- [Problem statement]
Locate the line bearing "Emit a Python" in the material below, then reproduce it and each following line up to and including the line bearing "from matplotlib.patches import".
━━━ Task input ━━━
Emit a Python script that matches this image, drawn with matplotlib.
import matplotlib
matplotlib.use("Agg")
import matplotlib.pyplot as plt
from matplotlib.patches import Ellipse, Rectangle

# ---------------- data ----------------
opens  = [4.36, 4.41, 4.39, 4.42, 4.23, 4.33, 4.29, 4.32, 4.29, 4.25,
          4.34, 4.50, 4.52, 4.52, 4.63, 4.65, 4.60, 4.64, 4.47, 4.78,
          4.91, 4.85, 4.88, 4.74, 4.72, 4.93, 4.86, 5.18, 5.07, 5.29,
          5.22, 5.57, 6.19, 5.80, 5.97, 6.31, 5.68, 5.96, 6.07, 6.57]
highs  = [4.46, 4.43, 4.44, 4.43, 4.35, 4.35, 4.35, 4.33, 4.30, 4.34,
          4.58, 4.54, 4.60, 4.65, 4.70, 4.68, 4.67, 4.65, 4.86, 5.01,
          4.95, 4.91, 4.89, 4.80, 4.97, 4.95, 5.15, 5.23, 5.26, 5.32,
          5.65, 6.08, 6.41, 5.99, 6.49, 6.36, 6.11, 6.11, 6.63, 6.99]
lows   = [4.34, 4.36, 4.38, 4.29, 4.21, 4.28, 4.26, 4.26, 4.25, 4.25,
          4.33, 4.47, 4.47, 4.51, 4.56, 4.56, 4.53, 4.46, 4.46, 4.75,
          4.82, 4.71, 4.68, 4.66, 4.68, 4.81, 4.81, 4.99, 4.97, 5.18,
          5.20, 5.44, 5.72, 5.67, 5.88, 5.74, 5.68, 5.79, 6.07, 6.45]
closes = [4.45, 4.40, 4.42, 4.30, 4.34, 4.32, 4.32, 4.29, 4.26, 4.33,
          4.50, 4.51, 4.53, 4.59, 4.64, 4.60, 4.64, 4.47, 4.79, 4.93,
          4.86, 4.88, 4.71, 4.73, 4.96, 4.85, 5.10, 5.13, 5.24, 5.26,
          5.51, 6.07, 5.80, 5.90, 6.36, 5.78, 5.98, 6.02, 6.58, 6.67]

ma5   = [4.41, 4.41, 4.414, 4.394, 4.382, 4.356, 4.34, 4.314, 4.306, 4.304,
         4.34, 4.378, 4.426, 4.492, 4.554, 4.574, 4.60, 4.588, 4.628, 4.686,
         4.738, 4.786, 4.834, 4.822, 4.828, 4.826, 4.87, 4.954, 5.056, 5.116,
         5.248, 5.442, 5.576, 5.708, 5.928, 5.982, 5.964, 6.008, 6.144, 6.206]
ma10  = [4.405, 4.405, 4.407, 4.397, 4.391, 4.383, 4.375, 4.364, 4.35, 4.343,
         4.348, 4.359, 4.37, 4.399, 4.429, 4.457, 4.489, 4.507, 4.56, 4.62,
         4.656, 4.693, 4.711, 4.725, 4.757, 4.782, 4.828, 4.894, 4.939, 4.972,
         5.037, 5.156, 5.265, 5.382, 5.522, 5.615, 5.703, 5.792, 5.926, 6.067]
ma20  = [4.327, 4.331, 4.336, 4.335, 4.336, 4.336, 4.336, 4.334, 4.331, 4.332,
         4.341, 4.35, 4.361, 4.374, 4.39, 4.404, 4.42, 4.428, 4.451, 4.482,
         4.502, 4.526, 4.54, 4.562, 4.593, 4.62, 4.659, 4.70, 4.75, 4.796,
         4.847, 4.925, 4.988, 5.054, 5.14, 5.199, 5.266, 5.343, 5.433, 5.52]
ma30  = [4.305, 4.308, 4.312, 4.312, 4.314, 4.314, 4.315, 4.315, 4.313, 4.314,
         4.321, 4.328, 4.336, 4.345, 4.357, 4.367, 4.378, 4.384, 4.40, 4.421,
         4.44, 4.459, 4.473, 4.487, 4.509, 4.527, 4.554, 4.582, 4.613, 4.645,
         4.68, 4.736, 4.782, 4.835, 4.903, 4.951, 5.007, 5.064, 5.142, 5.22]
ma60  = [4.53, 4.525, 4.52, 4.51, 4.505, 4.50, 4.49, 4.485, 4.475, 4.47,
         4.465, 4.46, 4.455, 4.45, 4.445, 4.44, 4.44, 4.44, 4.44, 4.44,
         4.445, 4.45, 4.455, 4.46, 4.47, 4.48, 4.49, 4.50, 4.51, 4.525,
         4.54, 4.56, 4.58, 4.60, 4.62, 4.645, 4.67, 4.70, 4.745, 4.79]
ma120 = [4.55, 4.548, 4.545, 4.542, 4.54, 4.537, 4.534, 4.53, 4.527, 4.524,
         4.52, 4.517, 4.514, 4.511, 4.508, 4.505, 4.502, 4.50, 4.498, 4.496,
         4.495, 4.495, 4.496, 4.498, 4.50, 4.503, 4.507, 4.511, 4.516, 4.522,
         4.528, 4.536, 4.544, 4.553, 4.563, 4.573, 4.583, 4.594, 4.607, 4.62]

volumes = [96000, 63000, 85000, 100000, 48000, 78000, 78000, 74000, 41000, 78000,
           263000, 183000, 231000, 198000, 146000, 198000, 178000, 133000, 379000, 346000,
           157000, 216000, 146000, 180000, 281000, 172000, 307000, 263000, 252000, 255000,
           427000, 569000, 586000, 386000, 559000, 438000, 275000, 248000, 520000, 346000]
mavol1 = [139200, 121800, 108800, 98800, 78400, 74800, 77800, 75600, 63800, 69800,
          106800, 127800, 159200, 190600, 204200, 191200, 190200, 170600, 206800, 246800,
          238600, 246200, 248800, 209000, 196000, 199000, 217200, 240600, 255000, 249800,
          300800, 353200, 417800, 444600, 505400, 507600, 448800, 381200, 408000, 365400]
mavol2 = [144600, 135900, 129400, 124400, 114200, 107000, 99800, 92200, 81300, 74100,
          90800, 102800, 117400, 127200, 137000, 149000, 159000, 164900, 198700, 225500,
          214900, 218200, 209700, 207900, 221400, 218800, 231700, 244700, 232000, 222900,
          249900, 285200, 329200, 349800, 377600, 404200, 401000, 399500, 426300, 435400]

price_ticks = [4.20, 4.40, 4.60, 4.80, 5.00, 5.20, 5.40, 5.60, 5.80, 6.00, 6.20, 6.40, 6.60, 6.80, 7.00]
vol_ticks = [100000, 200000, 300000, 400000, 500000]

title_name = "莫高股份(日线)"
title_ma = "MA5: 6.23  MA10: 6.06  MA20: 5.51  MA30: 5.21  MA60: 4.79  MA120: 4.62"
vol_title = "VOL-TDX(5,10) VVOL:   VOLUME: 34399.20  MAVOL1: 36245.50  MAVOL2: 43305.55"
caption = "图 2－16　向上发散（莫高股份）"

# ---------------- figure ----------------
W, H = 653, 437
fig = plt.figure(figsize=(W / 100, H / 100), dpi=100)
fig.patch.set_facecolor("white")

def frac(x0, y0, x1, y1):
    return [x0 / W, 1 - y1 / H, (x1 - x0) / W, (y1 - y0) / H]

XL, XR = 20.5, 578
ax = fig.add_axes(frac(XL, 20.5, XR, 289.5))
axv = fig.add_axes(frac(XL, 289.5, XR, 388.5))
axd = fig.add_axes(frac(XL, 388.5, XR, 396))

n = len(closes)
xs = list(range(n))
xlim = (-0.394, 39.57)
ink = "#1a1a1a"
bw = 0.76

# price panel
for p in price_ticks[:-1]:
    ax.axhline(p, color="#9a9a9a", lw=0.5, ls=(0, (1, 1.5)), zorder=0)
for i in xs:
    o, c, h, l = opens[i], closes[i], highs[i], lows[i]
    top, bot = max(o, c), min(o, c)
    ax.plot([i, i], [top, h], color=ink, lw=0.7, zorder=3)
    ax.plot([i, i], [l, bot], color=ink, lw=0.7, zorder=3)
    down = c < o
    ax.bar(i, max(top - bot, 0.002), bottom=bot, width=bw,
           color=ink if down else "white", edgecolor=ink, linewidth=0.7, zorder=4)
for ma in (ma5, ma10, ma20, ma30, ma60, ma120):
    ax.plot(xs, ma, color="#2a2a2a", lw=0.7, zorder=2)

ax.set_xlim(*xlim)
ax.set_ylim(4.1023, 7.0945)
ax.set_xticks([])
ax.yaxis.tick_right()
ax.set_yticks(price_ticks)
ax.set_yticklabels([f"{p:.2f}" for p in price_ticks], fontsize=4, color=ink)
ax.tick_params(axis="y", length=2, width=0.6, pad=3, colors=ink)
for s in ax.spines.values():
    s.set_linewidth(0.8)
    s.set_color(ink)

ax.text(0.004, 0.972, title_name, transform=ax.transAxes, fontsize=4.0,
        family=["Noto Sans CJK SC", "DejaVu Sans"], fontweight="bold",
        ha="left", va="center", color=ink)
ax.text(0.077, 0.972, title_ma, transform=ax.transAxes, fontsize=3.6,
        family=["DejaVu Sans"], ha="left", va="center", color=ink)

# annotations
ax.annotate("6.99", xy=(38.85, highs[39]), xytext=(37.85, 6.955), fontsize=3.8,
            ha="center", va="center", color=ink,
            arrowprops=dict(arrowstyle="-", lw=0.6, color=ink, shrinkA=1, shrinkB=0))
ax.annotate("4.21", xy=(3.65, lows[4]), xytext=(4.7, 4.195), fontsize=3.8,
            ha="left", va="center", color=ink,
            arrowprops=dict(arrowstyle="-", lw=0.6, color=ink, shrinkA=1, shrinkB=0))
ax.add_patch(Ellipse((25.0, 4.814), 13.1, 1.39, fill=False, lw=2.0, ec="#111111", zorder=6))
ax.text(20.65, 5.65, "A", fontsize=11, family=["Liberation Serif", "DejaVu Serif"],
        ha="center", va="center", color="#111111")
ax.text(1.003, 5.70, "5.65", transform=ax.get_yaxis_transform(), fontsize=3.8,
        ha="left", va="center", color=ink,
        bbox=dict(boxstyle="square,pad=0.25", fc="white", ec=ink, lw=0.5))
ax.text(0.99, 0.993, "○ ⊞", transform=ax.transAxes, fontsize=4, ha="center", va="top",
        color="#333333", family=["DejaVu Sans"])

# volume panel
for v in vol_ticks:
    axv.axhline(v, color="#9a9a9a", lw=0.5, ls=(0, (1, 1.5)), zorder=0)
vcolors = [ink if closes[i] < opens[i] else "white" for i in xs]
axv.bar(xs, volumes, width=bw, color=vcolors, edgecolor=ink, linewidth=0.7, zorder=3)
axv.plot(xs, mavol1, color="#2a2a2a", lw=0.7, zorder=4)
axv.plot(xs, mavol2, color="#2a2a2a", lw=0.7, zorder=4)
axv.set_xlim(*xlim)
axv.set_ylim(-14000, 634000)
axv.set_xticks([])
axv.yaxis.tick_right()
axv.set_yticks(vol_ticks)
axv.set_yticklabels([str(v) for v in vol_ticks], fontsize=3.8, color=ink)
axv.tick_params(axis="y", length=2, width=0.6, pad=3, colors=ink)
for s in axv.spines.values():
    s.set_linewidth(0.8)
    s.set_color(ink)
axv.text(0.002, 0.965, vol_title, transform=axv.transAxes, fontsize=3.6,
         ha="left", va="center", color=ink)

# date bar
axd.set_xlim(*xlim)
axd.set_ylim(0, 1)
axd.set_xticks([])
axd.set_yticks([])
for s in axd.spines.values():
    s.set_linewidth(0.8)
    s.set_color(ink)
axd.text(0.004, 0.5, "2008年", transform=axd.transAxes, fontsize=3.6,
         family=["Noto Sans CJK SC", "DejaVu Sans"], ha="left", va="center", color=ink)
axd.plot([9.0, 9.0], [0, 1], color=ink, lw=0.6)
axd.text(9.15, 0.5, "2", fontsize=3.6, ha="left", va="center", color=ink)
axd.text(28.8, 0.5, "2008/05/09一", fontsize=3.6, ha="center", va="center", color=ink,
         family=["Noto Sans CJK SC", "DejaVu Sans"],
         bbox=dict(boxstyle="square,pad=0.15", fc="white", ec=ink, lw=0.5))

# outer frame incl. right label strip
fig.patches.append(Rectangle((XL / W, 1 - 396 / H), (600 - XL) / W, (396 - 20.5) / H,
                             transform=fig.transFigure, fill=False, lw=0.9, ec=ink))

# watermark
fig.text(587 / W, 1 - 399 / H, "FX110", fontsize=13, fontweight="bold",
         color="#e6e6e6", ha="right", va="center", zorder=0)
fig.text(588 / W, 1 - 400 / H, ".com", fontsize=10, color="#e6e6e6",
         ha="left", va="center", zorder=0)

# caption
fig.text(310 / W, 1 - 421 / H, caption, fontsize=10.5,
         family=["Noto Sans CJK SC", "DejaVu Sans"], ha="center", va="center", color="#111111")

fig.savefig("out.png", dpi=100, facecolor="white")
━━━
━━━ Task input ━━━
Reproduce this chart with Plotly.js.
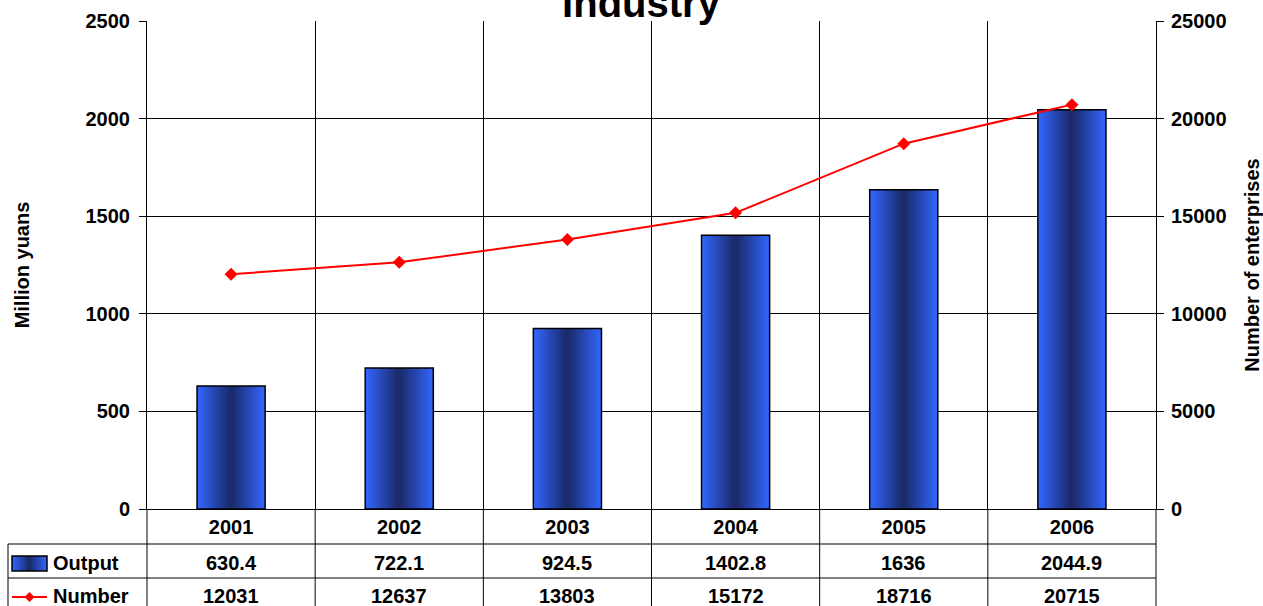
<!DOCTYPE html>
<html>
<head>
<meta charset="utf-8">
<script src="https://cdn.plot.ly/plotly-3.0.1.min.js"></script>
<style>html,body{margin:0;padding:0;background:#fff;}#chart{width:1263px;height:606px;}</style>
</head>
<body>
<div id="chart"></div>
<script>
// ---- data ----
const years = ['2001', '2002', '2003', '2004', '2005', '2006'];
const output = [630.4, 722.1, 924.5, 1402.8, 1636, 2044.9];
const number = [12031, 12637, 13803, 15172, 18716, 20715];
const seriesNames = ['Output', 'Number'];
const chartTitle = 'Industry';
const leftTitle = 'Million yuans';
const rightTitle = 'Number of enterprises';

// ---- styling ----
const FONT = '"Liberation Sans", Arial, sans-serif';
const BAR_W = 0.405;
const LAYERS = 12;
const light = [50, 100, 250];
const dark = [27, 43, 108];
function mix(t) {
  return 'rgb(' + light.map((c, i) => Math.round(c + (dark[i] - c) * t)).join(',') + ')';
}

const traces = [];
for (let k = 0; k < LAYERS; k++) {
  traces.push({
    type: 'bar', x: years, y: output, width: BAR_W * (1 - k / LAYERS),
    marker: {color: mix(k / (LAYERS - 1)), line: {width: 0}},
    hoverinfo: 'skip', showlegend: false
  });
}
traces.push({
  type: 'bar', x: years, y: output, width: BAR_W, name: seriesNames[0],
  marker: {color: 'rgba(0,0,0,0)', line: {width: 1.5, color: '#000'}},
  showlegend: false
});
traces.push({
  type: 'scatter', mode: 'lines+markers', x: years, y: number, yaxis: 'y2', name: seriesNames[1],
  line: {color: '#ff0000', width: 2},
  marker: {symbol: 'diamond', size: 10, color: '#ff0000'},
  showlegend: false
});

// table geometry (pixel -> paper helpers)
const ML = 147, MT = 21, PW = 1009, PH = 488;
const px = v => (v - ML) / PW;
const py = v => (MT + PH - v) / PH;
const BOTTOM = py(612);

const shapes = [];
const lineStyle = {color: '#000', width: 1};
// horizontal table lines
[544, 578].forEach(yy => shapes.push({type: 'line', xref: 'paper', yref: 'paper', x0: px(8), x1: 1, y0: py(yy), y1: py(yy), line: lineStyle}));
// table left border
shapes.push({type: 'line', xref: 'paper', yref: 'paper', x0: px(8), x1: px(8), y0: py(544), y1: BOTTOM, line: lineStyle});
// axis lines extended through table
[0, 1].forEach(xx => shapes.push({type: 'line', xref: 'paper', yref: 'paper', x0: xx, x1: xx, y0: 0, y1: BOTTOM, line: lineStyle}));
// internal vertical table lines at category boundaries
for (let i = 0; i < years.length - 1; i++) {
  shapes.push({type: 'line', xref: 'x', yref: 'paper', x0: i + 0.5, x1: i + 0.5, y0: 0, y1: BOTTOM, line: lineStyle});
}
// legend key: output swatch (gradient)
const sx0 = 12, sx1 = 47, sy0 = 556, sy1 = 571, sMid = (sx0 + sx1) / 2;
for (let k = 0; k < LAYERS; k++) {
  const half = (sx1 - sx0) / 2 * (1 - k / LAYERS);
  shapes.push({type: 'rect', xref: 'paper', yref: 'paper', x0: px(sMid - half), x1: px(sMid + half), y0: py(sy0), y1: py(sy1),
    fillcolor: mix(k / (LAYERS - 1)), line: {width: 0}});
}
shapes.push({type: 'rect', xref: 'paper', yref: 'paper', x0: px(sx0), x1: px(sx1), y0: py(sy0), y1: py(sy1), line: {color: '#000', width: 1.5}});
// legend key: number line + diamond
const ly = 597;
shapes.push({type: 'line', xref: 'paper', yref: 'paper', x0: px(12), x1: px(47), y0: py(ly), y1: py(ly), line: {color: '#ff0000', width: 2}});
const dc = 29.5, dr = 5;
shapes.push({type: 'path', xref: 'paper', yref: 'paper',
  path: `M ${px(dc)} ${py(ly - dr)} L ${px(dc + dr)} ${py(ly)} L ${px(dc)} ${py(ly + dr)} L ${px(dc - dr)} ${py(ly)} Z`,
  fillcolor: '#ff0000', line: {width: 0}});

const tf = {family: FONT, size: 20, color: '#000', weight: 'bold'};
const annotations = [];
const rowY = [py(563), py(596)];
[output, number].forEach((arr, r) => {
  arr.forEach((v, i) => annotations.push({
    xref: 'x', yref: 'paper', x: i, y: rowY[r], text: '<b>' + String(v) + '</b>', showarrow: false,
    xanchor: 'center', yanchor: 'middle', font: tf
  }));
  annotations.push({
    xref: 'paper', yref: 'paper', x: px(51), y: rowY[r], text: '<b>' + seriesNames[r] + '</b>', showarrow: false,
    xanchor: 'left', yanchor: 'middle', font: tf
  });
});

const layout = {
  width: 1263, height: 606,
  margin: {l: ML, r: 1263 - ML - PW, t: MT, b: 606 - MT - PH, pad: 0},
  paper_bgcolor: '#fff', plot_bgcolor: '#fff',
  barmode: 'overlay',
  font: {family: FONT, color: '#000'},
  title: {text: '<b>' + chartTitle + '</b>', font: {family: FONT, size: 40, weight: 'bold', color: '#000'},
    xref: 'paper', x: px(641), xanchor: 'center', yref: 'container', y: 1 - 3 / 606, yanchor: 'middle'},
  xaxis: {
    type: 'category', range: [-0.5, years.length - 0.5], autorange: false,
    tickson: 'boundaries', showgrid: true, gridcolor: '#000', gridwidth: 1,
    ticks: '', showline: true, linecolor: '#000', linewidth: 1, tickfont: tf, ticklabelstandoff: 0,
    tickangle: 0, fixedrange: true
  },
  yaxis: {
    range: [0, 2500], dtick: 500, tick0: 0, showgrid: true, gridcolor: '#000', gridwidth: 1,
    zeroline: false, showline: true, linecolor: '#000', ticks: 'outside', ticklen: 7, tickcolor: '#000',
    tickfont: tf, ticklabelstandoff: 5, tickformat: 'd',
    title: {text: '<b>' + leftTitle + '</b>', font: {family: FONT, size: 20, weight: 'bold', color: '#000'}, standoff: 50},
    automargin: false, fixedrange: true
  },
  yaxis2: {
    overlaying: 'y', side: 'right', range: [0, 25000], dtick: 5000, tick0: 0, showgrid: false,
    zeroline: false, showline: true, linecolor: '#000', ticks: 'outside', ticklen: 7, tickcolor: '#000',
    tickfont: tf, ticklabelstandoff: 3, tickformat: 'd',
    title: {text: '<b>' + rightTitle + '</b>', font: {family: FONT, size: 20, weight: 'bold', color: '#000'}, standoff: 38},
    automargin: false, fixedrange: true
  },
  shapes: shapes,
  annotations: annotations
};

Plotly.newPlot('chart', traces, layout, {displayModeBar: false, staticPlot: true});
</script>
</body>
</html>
━━━
━━━ Task input ━━━
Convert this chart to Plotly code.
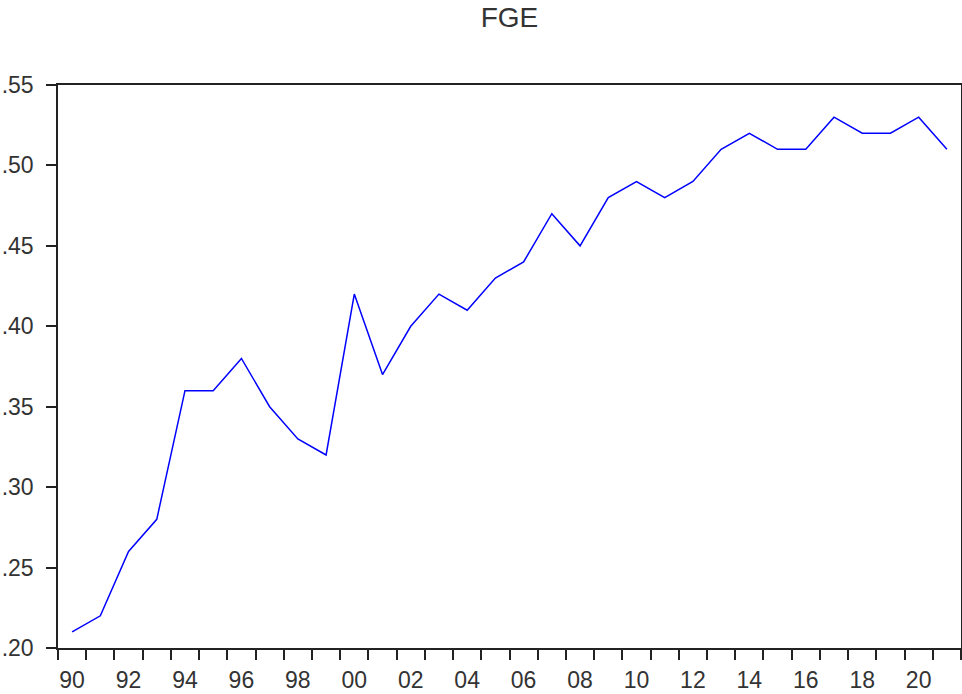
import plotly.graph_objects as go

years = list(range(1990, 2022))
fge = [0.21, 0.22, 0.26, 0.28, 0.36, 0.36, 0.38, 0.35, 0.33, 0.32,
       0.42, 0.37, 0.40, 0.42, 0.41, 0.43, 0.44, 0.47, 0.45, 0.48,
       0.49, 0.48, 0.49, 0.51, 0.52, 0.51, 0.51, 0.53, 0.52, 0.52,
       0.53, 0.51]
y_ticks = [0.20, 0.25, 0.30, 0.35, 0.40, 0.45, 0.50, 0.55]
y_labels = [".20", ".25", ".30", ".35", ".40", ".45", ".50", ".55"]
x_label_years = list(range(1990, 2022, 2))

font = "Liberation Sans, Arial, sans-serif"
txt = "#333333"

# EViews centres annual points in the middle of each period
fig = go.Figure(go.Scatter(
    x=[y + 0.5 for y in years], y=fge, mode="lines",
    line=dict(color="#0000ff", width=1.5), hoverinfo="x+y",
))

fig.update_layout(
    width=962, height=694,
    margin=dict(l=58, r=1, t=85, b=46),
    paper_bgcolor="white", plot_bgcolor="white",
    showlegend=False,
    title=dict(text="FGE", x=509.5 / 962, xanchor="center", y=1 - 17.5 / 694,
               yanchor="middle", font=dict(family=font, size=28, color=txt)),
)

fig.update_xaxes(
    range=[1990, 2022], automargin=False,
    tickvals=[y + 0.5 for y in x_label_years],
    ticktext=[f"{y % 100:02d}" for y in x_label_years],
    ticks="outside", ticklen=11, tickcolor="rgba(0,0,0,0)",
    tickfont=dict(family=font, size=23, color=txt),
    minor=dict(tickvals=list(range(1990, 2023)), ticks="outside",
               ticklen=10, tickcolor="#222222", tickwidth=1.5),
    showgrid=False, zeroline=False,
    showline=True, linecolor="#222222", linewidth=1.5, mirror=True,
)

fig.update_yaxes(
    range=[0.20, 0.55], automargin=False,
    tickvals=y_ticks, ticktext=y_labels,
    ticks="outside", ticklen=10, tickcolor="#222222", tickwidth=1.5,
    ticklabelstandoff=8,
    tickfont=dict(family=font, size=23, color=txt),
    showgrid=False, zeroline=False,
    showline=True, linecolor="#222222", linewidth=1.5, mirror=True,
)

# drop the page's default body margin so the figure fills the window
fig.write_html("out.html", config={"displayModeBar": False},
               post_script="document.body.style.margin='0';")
━━━
- [Reply]
Emit a Python script that matches this image, drawn with matplotlib.
import matplotlib
matplotlib.use("Agg")
import matplotlib.pyplot as plt
from matplotlib.patches import Ellipse, Rectangle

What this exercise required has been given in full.